--- START OF Supplied material ---

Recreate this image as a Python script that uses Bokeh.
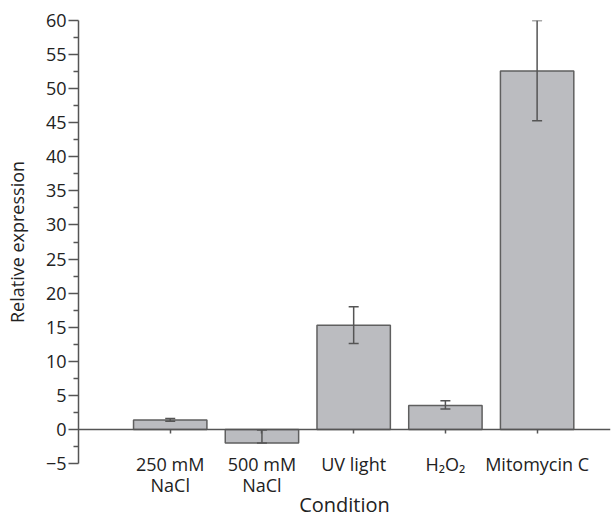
from bokeh.plotting import figure
from bokeh.models import (ColumnDataSource, Range1d, FixedTicker, LinearAxis,
                          Whisker, TeeHead)
from bokeh.embed import file_html
from bokeh.resources import INLINE

# ---- data ----
categories = ["250 mM\nNaCl", "500 mM\nNaCl", "UV light", "H\u2082O\u2082", "Mitomycin C"]
positions = [1, 2, 3, 4, 5]
values = [1.4, -2.0, 15.3, 3.5, 52.6]
err_lower = [1.2, -2.0, 12.6, 3.0, 45.3]
err_upper = [1.6, -0.1, 18.0, 4.2, 60.0]
y_ticks = [-5, 0, 5, 10, 15, 20, 25, 30, 35, 40, 45, 50, 55, 60]

FONT = "Open Sans"
TXT = "#222222"
AX = "#555555"
src = ColumnDataSource(dict(x=positions, top=values, lo=err_lower, hi=err_upper))

p = figure(width=616, height=521, output_backend="svg", toolbar_location=None,
           x_range=Range1d(0, 5.8), y_range=Range1d(-5, 60),
           min_border_left=78, min_border_top=20, min_border_right=6,
           min_border_bottom=40)
p.outline_line_color = None
p.xgrid.visible = False
p.ygrid.visible = False

p.vbar(x="x", top="top", bottom=0, width=0.8, source=src,
       fill_color="#bbbcc0", line_color="#5f5f5f", line_width=1.5)

w = Whisker(base="x", lower="lo", upper="hi", source=src, level="overlay",
            line_color=AX, line_width=1.5,
            upper_head=TeeHead(size=10, line_color=AX, line_width=1.5),
            lower_head=TeeHead(size=10, line_color=AX, line_width=1.5))
p.add_layout(w)

# y axis
ya = p.yaxis[0]
ya.ticker = FixedTicker(ticks=y_ticks,
                        minor_ticks=[t + 2.5 for t in y_ticks[:-1]])
ya.major_label_overrides = {-5: "\u22125"}
ya.axis_line_color = AX
ya.axis_line_width = 1.5
ya.major_tick_line_color = AX
ya.major_tick_line_width = 1.5
ya.minor_tick_line_color = AX
ya.minor_tick_line_width = 1.5
ya.major_tick_out = 10
ya.major_tick_in = 0
ya.minor_tick_out = 5
ya.minor_tick_in = 0
ya.major_label_text_font = FONT
ya.major_label_text_font_size = "18px"
ya.major_label_text_color = TXT
ya.major_label_standoff = 2
ya.axis_label = "Relative expression"
ya.axis_label_text_font = FONT
ya.axis_label_text_font_size = "18px"
ya.axis_label_text_font_style = "normal"
ya.axis_label_text_color = TXT
ya.axis_label_standoff = 14

# x axis (labels only, at frame bottom)
xa = p.xaxis[0]
xa.ticker = FixedTicker(ticks=positions)
xa.major_label_overrides = {pos: lab for pos, lab in zip(positions, categories)}
xa.axis_line_color = None
xa.major_tick_line_color = None
xa.minor_tick_line_color = None
xa.major_tick_out = 0
xa.major_tick_in = 0
xa.major_label_standoff = -12
xa.major_label_text_font = FONT
xa.major_label_text_font_size = "18px"
xa.major_label_text_line_height = 0.9
xa.major_label_text_color = TXT
xa.axis_label = "Condition"
xa.axis_label_text_font = FONT
xa.axis_label_text_font_size = "20px"
xa.axis_label_text_font_style = "normal"
xa.axis_label_text_color = TXT
xa.axis_label_standoff = -9

# zero-line axis
za = LinearAxis(fixed_location=0, ticker=FixedTicker(ticks=positions))
za.axis_line_color = AX
za.axis_line_width = 1.5
za.major_tick_line_color = AX
za.major_tick_line_width = 1.5
za.major_tick_out = 4
za.major_tick_in = 0
za.minor_tick_line_color = None
za.major_label_text_color = None
za.major_label_text_font_size = "0px"
p.add_layout(za, "below")

open("out.html", "w").write(file_html(p, INLINE))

--- END OF Supplied material ---

• **Job**: Exactly as written, return every line of the listing, but not the pictures.

• **Exercise result**:
Recreate this image as a Python script that uses Bokeh.
from bokeh.plotting import figure
from bokeh.models import (ColumnDataSource, Range1d, FixedTicker, LinearAxis,
                          Whisker, TeeHead)
from bokeh.embed import file_html
from bokeh.resources import INLINE

# ---- data ----
categories = ["250 mM\nNaCl", "500 mM\nNaCl", "UV light", "H\u2082O\u2082", "Mitomycin C"]
positions = [1, 2, 3, 4, 5]
values = [1.4, -2.0, 15.3, 3.5, 52.6]
err_lower = [1.2, -2.0, 12.6, 3.0, 45.3]
err_upper = [1.6, -0.1, 18.0, 4.2, 60.0]
y_ticks = [-5, 0, 5, 10, 15, 20, 25, 30, 35, 40, 45, 50, 55, 60]

FONT = "Open Sans"
TXT = "#222222"
AX = "#555555"
src = ColumnDataSource(dict(x=positions, top=values, lo=err_lower, hi=err_upper))

p = figure(width=616, height=521, output_backend="svg", toolbar_location=None,
           x_range=Range1d(0, 5.8), y_range=Range1d(-5, 60),
           min_border_left=78, min_border_top=20, min_border_right=6,
           min_border_bottom=40)
p.outline_line_color = None
p.xgrid.visible = False
p.ygrid.visible = False

p.vbar(x="x", top="top", bottom=0, width=0.8, source=src,
       fill_color="#bbbcc0", line_color="#5f5f5f", line_width=1.5)

w = Whisker(base="x", lower="lo", upper="hi", source=src, level="overlay",
            line_color=AX, line_width=1.5,
            upper_head=TeeHead(size=10, line_color=AX, line_width=1.5),
            lower_head=TeeHead(size=10, line_color=AX, line_width=1.5))
p.add_layout(w)

# y axis
ya = p.yaxis[0]
ya.ticker = FixedTicker(ticks=y_ticks,
                        minor_ticks=[t + 2.5 for t in y_ticks[:-1]])
ya.major_label_overrides = {-5: "\u22125"}
ya.axis_line_color = AX
ya.axis_line_width = 1.5
ya.major_tick_line_color = AX
ya.major_tick_line_width = 1.5
ya.minor_tick_line_color = AX
ya.minor_tick_line_width = 1.5
ya.major_tick_out = 10
ya.major_tick_in = 0
ya.minor_tick_out = 5
ya.minor_tick_in = 0
ya.major_label_text_font = FONT
ya.major_label_text_font_size = "18px"
ya.major_label_text_color = TXT
ya.major_label_standoff = 2
ya.axis_label = "Relative expression"
ya.axis_label_text_font = FONT
ya.axis_label_text_font_size = "18px"
ya.axis_label_text_font_style = "normal"
ya.axis_label_text_color = TXT
ya.axis_label_standoff = 14

# x axis (labels only, at frame bottom)
xa = p.xaxis[0]
xa.ticker = FixedTicker(ticks=positions)
xa.major_label_overrides = {pos: lab for pos, lab in zip(positions, categories)}
xa.axis_line_color = None
xa.major_tick_line_color = None
xa.minor_tick_line_color = None
xa.major_tick_out = 0
xa.major_tick_in = 0
xa.major_label_standoff = -12
xa.major_label_text_font = FONT
xa.major_label_text_font_size = "18px"
xa.major_label_text_line_height = 0.9
xa.major_label_text_color = TXT
xa.axis_label = "Condition"
xa.axis_label_text_font = FONT
xa.axis_label_text_font_size = "20px"
xa.axis_label_text_font_style = "normal"
xa.axis_label_text_color = TXT
xa.axis_label_standoff = -9

# zero-line axis
za = LinearAxis(fixed_location=0, ticker=FixedTicker(ticks=positions))
za.axis_line_color = AX
za.axis_line_width = 1.5
za.major_tick_line_color = AX
za.major_tick_line_width = 1.5
za.major_tick_out = 4
za.major_tick_in = 0
za.minor_tick_line_color = None
za.major_label_text_color = None
za.major_label_text_font_size = "0px"
p.add_layout(za, "below")

open("out.html", "w").write(file_html(p, INLINE))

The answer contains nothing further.